Przede wszystkim działanie Szyszki wpisują się w logikę uruchomionej przez PiS propagandowej narracji, przedstawiającej Unię i jej władze jako wroga dybiącego na naszą suwerenność, a rząd PiS jako ten, który bohatersko się przeciwstawia jej dyktatowi. Po buńczucznych wypowiedziach polskich ministrów Ziobry i Waszczykowskiego w dialogu z Komisją Europejską dotyczących kwestii praworządności, gest Szyszki jest twórczym rozwinięciem tej samej postawy. Ta postawa jest zresztą podsycana przez przeświadczenie o bezsilności UE. Krótko mówiąc: do sankcji i tak nie dojdzie, bo uratują nas Węgrzy, więc Unia może nam "naskoczyć".

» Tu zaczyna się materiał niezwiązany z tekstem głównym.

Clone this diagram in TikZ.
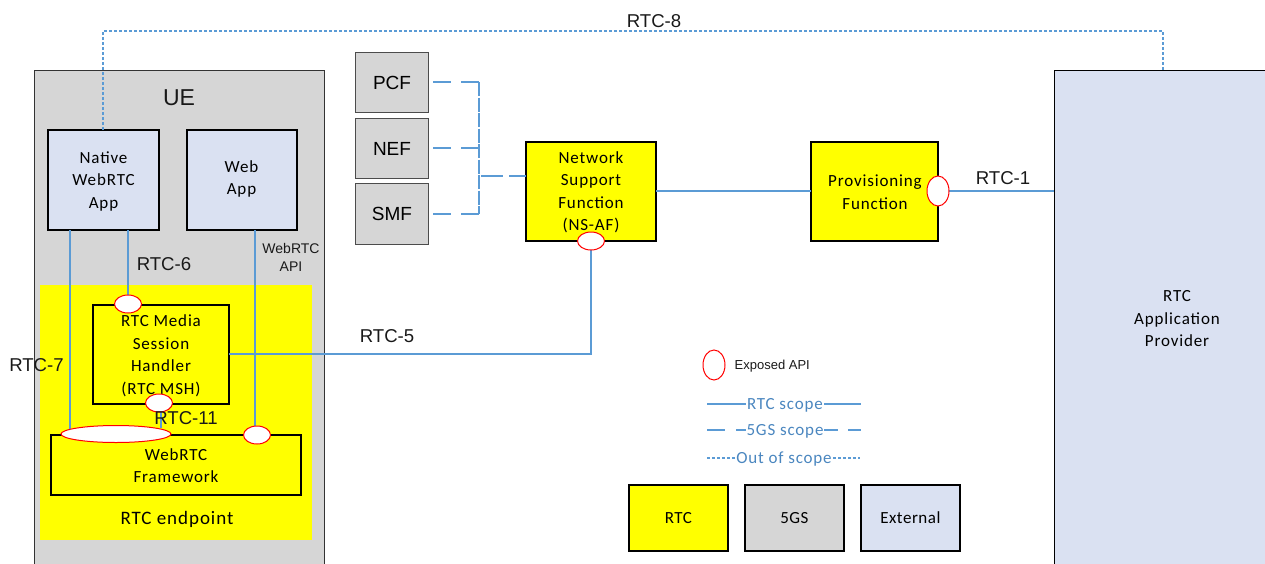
\documentclass[tikz,border=0pt]{standalone}
\usepackage{fontspec}
\setmainfont{Carlito}
\newfontfamily\arialf{Liberation Sans}
\definecolor{cgray}{HTML}{D6D6D6}
\definecolor{cyel}{HTML}{FFFF00}
\definecolor{cext}{HTML}{DAE1F2}
\definecolor{cline}{HTML}{5B9BD5}
\definecolor{cscope}{HTML}{4A86BF}
\usetikzlibrary{shapes.geometric}
\tikzset{
 txtnode/.style={inner sep=0pt,align=center,font=\fontsize{17}{22.5}\selectfont\addfontfeature{LetterSpace=5}},
 blackbox/.style={txtnode,draw=black,line width=1.5pt,xshift=-.9pt,yshift=.9pt},
 graybox/.style={draw=black!70,line width=1pt,fill=cgray,inner sep=0pt,font=\arialf\fontsize{19}{22}\selectfont},
 keybox/.style={blackbox,minimum width=99pt,minimum height=66pt,anchor=north west,font=\fontsize{17}{20}\selectfont\addfontfeature{LetterSpace=3}},
 api/.style={draw=red,fill=white,ellipse,line width=1pt,inner sep=0pt},
 rtcline/.style={draw=cline,line width=2.1pt},
 gsline/.style={draw=cline,line width=2.1pt,dash pattern=on 18pt off 10pt},
 outline/.style={draw=cline,line width=1.4pt,dash pattern=on 3pt off 2pt},
 lab/.style={font=\arialf\fontsize{18.6}{20}\selectfont,inner sep=0pt,text=black!90},
 scopetxt/.style={font=\fontsize{17}{20}\selectfont\addfontfeature{LetterSpace=5},text=cscope,inner sep=0pt},
}
\begin{document}
\begin{tikzpicture}[x=1pt,y=-1pt]
\useasboundingbox (0,0) rectangle (1265,563);
\clip (0,0) rectangle (1265,563);
% large panels
\node[draw=black!80,line width=1pt,fill=cgray,minimum width=290pt,minimum height=520pt,anchor=north west,inner sep=0pt] (ue) at (33.6,69.6) {};
\node[draw=black,line width=1.2pt,fill=cext,minimum width=240pt,minimum height=520pt,anchor=north west,inner sep=0pt] (ext) at (1053.6,69.6) {};
\node[fill=cyel,minimum width=272pt,minimum height=255pt,anchor=north west,inner sep=0pt] (ep) at (40,285) {};
\node[lab,font=\arialf\fontsize{23}{25}\selectfont] (uet) at (179,97.5) {UE};
\node[blackbox,fill=cext,minimum width=111pt,minimum height=100pt,anchor=north west] (nat) at (48,130) {};
\node[blackbox,fill=cext,minimum width=110pt,minimum height=100pt,anchor=north west] (web) at (187,130) {};
\node[txtnode] (natt) at (103.5,181) {Native\\WebRTC\\App};
\node[txtnode] (webt) at (241.5,179) {Web\\App};
\node[blackbox,fill=cyel,minimum width=136pt,minimum height=99pt,anchor=north west] (msh) at (93,305) {};
\node[txtnode] (msht) at (161,356) {RTC Media\\Session\\Handler\\(RTC MSH)};
\node[blackbox,fill=cyel,minimum width=250pt,minimum height=60pt,anchor=north west] (fw) at (51,435) {};
\node[txtnode] (fwt) at (176,465.5) {WebRTC\\Framework};
\node[txtnode,font=\fontsize{19}{22}\selectfont\addfontfeature{LetterSpace=5}] (ept) at (177,519.5) {RTC endpoint};
\node[graybox,minimum width=73pt,minimum height=60pt,anchor=north west] (pcf) at (355,52) {PCF};
\node[graybox,minimum width=73pt,minimum height=60pt,anchor=north west] (nef) at (355,118) {NEF};
\node[graybox,minimum width=73pt,minimum height=61pt,anchor=north west] (smf) at (355,183) {SMF};
\node[blackbox,fill=cyel,minimum width=130pt,minimum height=99pt,anchor=north west] (ns) at (526,142) {};
\node[txtnode] (nst) at (591,192.5) {Network\\Support\\Function\\(NS-AF)};
\node[blackbox,fill=cyel,minimum width=127pt,minimum height=99pt,anchor=north west] (prov) at (811,142) {};
\node[txtnode] (provt) at (875,192) {Provisioning\\Function};
\node[txtnode] (extt) at (1177,319) {RTC\\Application\\Provider};
% junction coordinates
\coordinate (j8a) at (103,31);
\coordinate (j8b) at (1163,31);
\coordinate (jp) at (479,82);
\coordinate (jn) at (479,148);
\coordinate (js) at (479,214);
\coordinate (jc) at (481,176);
\coordinate (j5) at (591,354);
\coordinate (r1) at (746,404);
\coordinate (r2) at (824,404);
\coordinate (o1) at (736,458);
\coordinate (o2) at (833,458);
% connectors
\draw[outline] (103,130) -- (j8a) -- (j8b) -- (1163,70);
\draw[rtcline] (70,230) -- (70,429);
\draw[rtcline] (128,230) -- (128,297);
\draw[rtcline] (255,230) -- (255,428);
\draw[rtcline] (161,412) -- (161,428);
\draw[rtcline] (229,354) -- (j5) -- (591,249);
\draw[rtcline] (656,191) -- (811,191);
\draw[rtcline] (949,191) -- (1054,191);
\draw[gsline] (433,82) -- (jp);
\draw[gsline] (433,148) -- (jn);
\draw[gsline] (433,214) -- (js);
\draw[draw=cline,line width=2.1pt,dash pattern=on 14pt off 1.5pt] (jp) -- (js);
\draw[draw=cline,line width=2.1pt,dash pattern=on 22pt off 6pt] (jc) -- (526,176);
% api ellipses
\node[api,minimum width=27pt,minimum height=18pt] (a1) at (128,304) {};
\node[api,minimum width=27pt,minimum height=18pt] (a2) at (159,403) {};
\node[api,minimum width=110pt,minimum height=17pt] (a3) at (116,434) {};
\node[api,minimum width=27pt,minimum height=18pt] (a4) at (257,435) {};
\node[api,minimum width=27pt,minimum height=18pt] (a5) at (591,241) {};
\node[api,minimum width=22pt,minimum height=30pt] (a6) at (938,191) {};
% labels
\node[lab] (l8) at (654,21) {RTC-8};
\node[lab] (l1) at (1003,178) {RTC-1};
\node[lab] (l6) at (164,264) {RTC-6};
\node[lab] (l7) at (36.5,365) {RTC-7};
\node[lab] (l5) at (387,336) {RTC-5};
\node[lab] (l11) at (186,418) {RTC-11};
\node[lab,font=\arialf\fontsize{14}{18}\selectfont,align=center] (lapi) at (291,257) {WebRTC\\API};
% legend
\node[api,minimum width=22pt,minimum height=30pt] (la) at (714,365) {};
\node[lab,font=\arialf\fontsize{13}{15}\selectfont,anchor=west] (lat) at (734.5,366.5) {Exposed API};
\node[scopetxt] (s1) at (785,405) {RTC scope};
\node[scopetxt] (s2) at (785,431) {5GS scope};
\node[scopetxt] (s3) at (784,459) {Out of scope};
\draw[rtcline] (707,404) -- (r1);
\draw[rtcline] (r2) -- (861,404);
\draw[draw=cline,line width=2.1pt] (707,430) -- (725,430) (736,430) -- (746,430) (824,430) -- (838,430) (848,430) -- (861,430);
\draw[outline] (707,458) -- (o1);
\draw[outline] (o2) -- (860,458);
\node[keybox,fill=cyel] (k1) at (629,485) {RTC};
\node[keybox,fill=cgray] (k2) at (745,485) {5GS};
\node[keybox,fill=cext] (k3) at (861,485) {External};
\end{tikzpicture}
\end{document}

Niewykluczone też, że akcja ministra środowiska była w pewnym stopniu jego samowolką. Kiedy pytałem polityków PiS (m.in. rzecznika rządu Rafała Bochenka i szefa MSZ Witolda Waszyczykowskiego) o to, czy jego ruch był z nimi konsultowany, albo nie otrzymałem w ogóle odpowiedzi, albo polecono mi udać się do samego Szyszki. Zdaje się, że profesor nauk leśnych - obok ministra obrony Antoniego Macierewicza - jest jedynym szefem resortu cieszącym się pewną niezależnością od prezesa Kaczyńskiego. Podobnie jak w przypadku Macierewicza, Szyszko co chwila naraża ekipę rządzącą na wizerunkowe straty i postępuje wbrew woli prezesa, a mimo to jego pozycja jest niezagrożona. Wynika to zapewne z jego bliskich związków z o. Rydzykiem, posiadającym rząd dusz nad ważną częścią elektoratu partii rządzącej.
Tak naprawdę jednak motywacje stojące za europejską polityką PiS mogą ostatecznie okazać się bez znaczenia. Konsekwencje mogą być koniec końców takie same. Owszem, zapewne nie zostaniemy objęci sankcjami pozbawienia prawa głosu (choć opieranie się na deklaracjach lojalności Viktora Orbana nie wydaje się najmądrzejszą strategią), ale za awanturnictwo zapłacimy w inny sposób - utratą znaczenia, marginalizacją, czy w końcu malejącymi funduszami europejskimi (które i bez tego będą maleć). W rezultacie korzyści z bycia w UE będą mniej oczywiste, niż są obecnie, co z kolei przełoży się na poparcie dla naszego członkostwa. A wtedy perspektywa Polexitu nie będzie wydawać się scenariuszem z gatunku "political fiction".